WRITTEN INSTRUCTION:
Repeat the material verbatim and drop the pictures.

[Collected data]
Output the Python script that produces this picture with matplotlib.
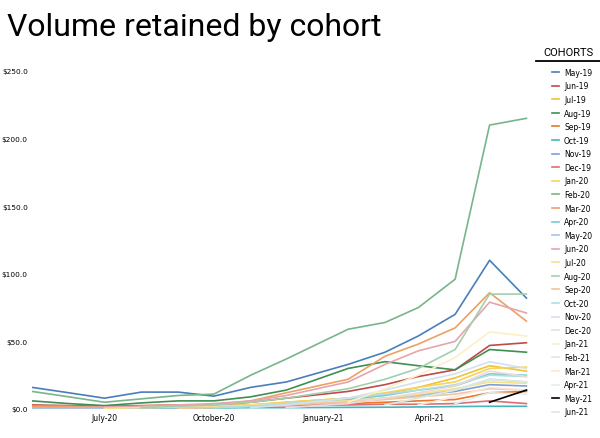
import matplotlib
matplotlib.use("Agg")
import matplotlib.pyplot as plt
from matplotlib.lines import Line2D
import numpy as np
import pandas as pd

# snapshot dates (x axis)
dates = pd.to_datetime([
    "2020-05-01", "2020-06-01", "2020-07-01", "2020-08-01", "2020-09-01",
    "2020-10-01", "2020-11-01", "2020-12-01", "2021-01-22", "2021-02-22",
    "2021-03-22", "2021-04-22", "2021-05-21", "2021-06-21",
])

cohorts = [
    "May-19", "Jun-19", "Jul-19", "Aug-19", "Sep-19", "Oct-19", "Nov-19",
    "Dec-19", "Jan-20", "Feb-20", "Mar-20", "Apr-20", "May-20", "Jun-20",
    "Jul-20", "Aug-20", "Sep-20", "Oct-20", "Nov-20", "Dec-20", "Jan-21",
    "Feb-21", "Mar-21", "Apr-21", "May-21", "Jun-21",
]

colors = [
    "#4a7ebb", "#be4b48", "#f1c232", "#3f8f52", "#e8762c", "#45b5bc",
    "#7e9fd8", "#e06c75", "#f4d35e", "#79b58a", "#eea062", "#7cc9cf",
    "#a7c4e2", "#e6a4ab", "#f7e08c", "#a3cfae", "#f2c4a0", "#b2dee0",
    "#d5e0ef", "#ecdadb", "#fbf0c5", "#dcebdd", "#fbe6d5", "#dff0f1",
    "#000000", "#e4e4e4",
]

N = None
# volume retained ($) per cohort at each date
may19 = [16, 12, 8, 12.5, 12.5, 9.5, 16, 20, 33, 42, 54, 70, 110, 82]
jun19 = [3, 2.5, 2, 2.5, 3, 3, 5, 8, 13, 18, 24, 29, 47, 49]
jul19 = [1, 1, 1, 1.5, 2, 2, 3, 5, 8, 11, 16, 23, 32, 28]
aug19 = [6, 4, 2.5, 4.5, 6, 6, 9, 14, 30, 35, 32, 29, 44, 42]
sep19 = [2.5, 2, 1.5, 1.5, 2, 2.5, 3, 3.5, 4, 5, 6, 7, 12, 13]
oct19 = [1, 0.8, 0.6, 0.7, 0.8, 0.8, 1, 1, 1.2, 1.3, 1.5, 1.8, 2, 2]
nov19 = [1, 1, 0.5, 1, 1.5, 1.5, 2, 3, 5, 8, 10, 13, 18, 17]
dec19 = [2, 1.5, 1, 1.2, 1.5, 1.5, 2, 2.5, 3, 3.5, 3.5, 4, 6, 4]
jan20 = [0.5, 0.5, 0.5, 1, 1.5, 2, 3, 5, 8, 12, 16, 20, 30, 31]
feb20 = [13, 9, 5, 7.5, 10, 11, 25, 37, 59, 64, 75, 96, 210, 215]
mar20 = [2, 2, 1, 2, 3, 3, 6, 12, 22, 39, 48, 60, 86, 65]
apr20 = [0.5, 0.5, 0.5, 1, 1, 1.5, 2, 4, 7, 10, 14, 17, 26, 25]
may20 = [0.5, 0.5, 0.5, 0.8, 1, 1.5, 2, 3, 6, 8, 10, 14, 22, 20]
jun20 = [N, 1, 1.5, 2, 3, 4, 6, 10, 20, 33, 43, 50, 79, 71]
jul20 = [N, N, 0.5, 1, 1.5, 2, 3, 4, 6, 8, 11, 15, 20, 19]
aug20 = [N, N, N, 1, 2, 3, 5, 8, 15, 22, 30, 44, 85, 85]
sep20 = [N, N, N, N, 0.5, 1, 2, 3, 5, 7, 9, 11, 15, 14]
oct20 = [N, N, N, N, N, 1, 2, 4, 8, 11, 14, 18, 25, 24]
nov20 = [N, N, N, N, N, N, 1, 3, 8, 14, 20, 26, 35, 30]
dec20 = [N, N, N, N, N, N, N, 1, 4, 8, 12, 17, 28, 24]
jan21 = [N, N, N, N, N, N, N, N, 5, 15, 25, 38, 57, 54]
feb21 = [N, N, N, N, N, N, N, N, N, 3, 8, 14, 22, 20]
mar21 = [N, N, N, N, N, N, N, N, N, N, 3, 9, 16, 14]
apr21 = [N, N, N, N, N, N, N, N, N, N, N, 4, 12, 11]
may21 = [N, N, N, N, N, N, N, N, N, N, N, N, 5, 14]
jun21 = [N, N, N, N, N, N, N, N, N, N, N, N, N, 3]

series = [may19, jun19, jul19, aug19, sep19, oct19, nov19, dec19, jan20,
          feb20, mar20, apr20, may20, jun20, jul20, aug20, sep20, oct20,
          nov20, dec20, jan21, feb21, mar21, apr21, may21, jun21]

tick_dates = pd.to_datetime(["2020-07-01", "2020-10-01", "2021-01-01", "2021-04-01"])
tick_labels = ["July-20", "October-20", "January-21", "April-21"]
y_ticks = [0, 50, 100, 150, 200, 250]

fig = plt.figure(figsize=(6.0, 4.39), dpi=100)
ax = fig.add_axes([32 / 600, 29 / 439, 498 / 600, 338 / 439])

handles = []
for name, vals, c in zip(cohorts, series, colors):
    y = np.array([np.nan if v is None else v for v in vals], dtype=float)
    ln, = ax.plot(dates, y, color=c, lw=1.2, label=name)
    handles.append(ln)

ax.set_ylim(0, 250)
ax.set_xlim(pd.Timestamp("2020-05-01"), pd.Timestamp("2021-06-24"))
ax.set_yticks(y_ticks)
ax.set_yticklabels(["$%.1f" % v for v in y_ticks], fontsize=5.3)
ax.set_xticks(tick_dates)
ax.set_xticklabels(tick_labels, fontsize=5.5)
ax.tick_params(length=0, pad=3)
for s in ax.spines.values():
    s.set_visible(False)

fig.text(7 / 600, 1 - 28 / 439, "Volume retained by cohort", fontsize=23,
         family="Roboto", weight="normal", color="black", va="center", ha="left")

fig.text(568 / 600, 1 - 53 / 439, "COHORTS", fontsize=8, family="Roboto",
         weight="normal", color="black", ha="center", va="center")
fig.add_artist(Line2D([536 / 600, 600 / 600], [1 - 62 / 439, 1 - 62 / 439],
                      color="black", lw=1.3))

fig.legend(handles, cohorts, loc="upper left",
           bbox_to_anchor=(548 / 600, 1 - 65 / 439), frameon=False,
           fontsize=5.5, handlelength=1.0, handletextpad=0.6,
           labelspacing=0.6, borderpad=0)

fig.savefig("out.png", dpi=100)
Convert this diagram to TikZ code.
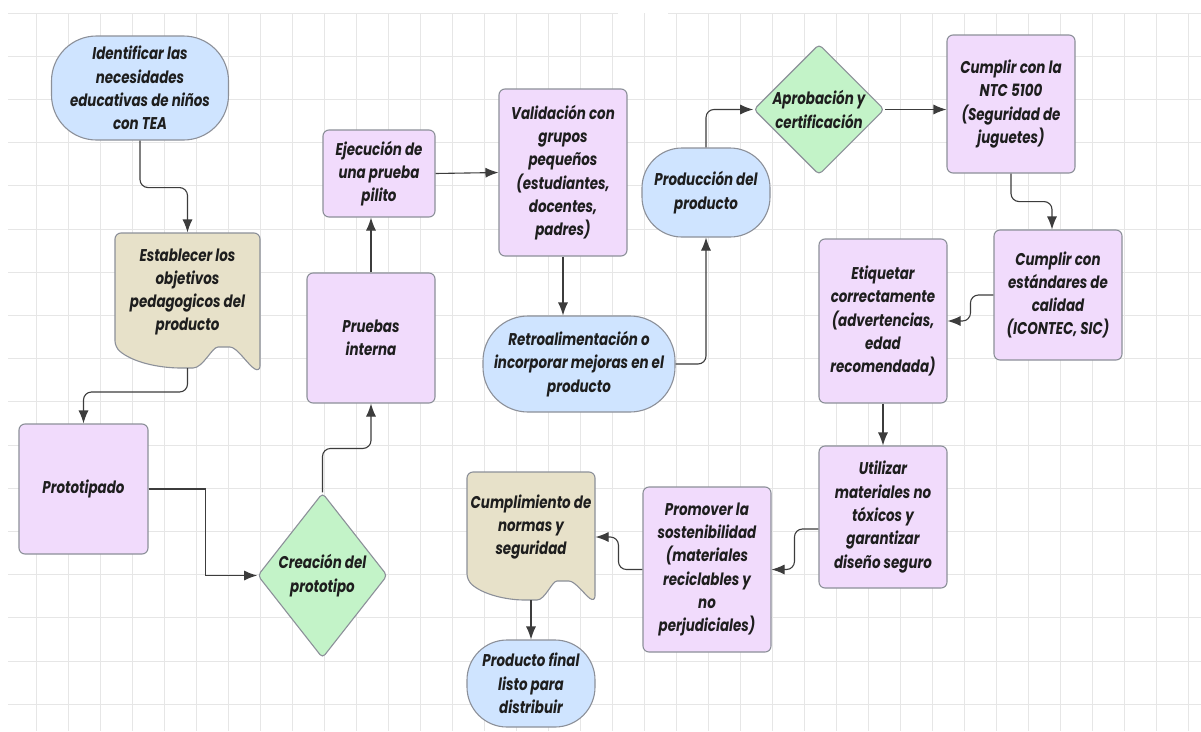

FINISHED EXERCISE:
Output the Python script that produces this picture with matplotlib.
import matplotlib
matplotlib.use("Agg")
import matplotlib.pyplot as plt
from matplotlib.lines import Line2D
import numpy as np
import pandas as pd

# snapshot dates (x axis)
dates = pd.to_datetime([
    "2020-05-01", "2020-06-01", "2020-07-01", "2020-08-01", "2020-09-01",
    "2020-10-01", "2020-11-01", "2020-12-01", "2021-01-22", "2021-02-22",
    "2021-03-22", "2021-04-22", "2021-05-21", "2021-06-21",
])

cohorts = [
    "May-19", "Jun-19", "Jul-19", "Aug-19", "Sep-19", "Oct-19", "Nov-19",
    "Dec-19", "Jan-20", "Feb-20", "Mar-20", "Apr-20", "May-20", "Jun-20",
    "Jul-20", "Aug-20", "Sep-20", "Oct-20", "Nov-20", "Dec-20", "Jan-21",
    "Feb-21", "Mar-21", "Apr-21", "May-21", "Jun-21",
]

colors = [
    "#4a7ebb", "#be4b48", "#f1c232", "#3f8f52", "#e8762c", "#45b5bc",
    "#7e9fd8", "#e06c75", "#f4d35e", "#79b58a", "#eea062", "#7cc9cf",
    "#a7c4e2", "#e6a4ab", "#f7e08c", "#a3cfae", "#f2c4a0", "#b2dee0",
    "#d5e0ef", "#ecdadb", "#fbf0c5", "#dcebdd", "#fbe6d5", "#dff0f1",
    "#000000", "#e4e4e4",
]

N = None
# volume retained ($) per cohort at each date
may19 = [16, 12, 8, 12.5, 12.5, 9.5, 16, 20, 33, 42, 54, 70, 110, 82]
jun19 = [3, 2.5, 2, 2.5, 3, 3, 5, 8, 13, 18, 24, 29, 47, 49]
jul19 = [1, 1, 1, 1.5, 2, 2, 3, 5, 8, 11, 16, 23, 32, 28]
aug19 = [6, 4, 2.5, 4.5, 6, 6, 9, 14, 30, 35, 32, 29, 44, 42]
sep19 = [2.5, 2, 1.5, 1.5, 2, 2.5, 3, 3.5, 4, 5, 6, 7, 12, 13]
oct19 = [1, 0.8, 0.6, 0.7, 0.8, 0.8, 1, 1, 1.2, 1.3, 1.5, 1.8, 2, 2]
nov19 = [1, 1, 0.5, 1, 1.5, 1.5, 2, 3, 5, 8, 10, 13, 18, 17]
dec19 = [2, 1.5, 1, 1.2, 1.5, 1.5, 2, 2.5, 3, 3.5, 3.5, 4, 6, 4]
jan20 = [0.5, 0.5, 0.5, 1, 1.5, 2, 3, 5, 8, 12, 16, 20, 30, 31]
feb20 = [13, 9, 5, 7.5, 10, 11, 25, 37, 59, 64, 75, 96, 210, 215]
mar20 = [2, 2, 1, 2, 3, 3, 6, 12, 22, 39, 48, 60, 86, 65]
apr20 = [0.5, 0.5, 0.5, 1, 1, 1.5, 2, 4, 7, 10, 14, 17, 26, 25]
may20 = [0.5, 0.5, 0.5, 0.8, 1, 1.5, 2, 3, 6, 8, 10, 14, 22, 20]
jun20 = [N, 1, 1.5, 2, 3, 4, 6, 10, 20, 33, 43, 50, 79, 71]
jul20 = [N, N, 0.5, 1, 1.5, 2, 3, 4, 6, 8, 11, 15, 20, 19]
aug20 = [N, N, N, 1, 2, 3, 5, 8, 15, 22, 30, 44, 85, 85]
sep20 = [N, N, N, N, 0.5, 1, 2, 3, 5, 7, 9, 11, 15, 14]
oct20 = [N, N, N, N, N, 1, 2, 4, 8, 11, 14, 18, 25, 24]
nov20 = [N, N, N, N, N, N, 1, 3, 8, 14, 20, 26, 35, 30]
dec20 = [N, N, N, N, N, N, N, 1, 4, 8, 12, 17, 28, 24]
jan21 = [N, N, N, N, N, N, N, N, 5, 15, 25, 38, 57, 54]
feb21 = [N, N, N, N, N, N, N, N, N, 3, 8, 14, 22, 20]
mar21 = [N, N, N, N, N, N, N, N, N, N, 3, 9, 16, 14]
apr21 = [N, N, N, N, N, N, N, N, N, N, N, 4, 12, 11]
may21 = [N, N, N, N, N, N, N, N, N, N, N, N, 5, 14]
jun21 = [N, N, N, N, N, N, N, N, N, N, N, N, N, 3]

series = [may19, jun19, jul19, aug19, sep19, oct19, nov19, dec19, jan20,
          feb20, mar20, apr20, may20, jun20, jul20, aug20, sep20, oct20,
          nov20, dec20, jan21, feb21, mar21, apr21, may21, jun21]

tick_dates = pd.to_datetime(["2020-07-01", "2020-10-01", "2021-01-01", "2021-04-01"])
tick_labels = ["July-20", "October-20", "January-21", "April-21"]
y_ticks = [0, 50, 100, 150, 200, 250]

fig = plt.figure(figsize=(6.0, 4.39), dpi=100)
ax = fig.add_axes([32 / 600, 29 / 439, 498 / 600, 338 / 439])

handles = []
for name, vals, c in zip(cohorts, series, colors):
    y = np.array([np.nan if v is None else v for v in vals], dtype=float)
    ln, = ax.plot(dates, y, color=c, lw=1.2, label=name)
    handles.append(ln)

ax.set_ylim(0, 250)
ax.set_xlim(pd.Timestamp("2020-05-01"), pd.Timestamp("2021-06-24"))
ax.set_yticks(y_ticks)
ax.set_yticklabels(["$%.1f" % v for v in y_ticks], fontsize=5.3)
ax.set_xticks(tick_dates)
ax.set_xticklabels(tick_labels, fontsize=5.5)
ax.tick_params(length=0, pad=3)
for s in ax.spines.values():
    s.set_visible(False)

fig.text(7 / 600, 1 - 28 / 439, "Volume retained by cohort", fontsize=23,
         family="Roboto", weight="normal", color="black", va="center", ha="left")

fig.text(568 / 600, 1 - 53 / 439, "COHORTS", fontsize=8, family="Roboto",
         weight="normal", color="black", ha="center", va="center")
fig.add_artist(Line2D([536 / 600, 600 / 600], [1 - 62 / 439, 1 - 62 / 439],
                      color="black", lw=1.3))

fig.legend(handles, cohorts, loc="upper left",
           bbox_to_anchor=(548 / 600, 1 - 65 / 439), frameon=False,
           fontsize=5.5, handlelength=1.0, handletextpad=0.6,
           labelspacing=0.6, borderpad=0)

fig.savefig("out.png", dpi=100)
Convert this diagram to TikZ code.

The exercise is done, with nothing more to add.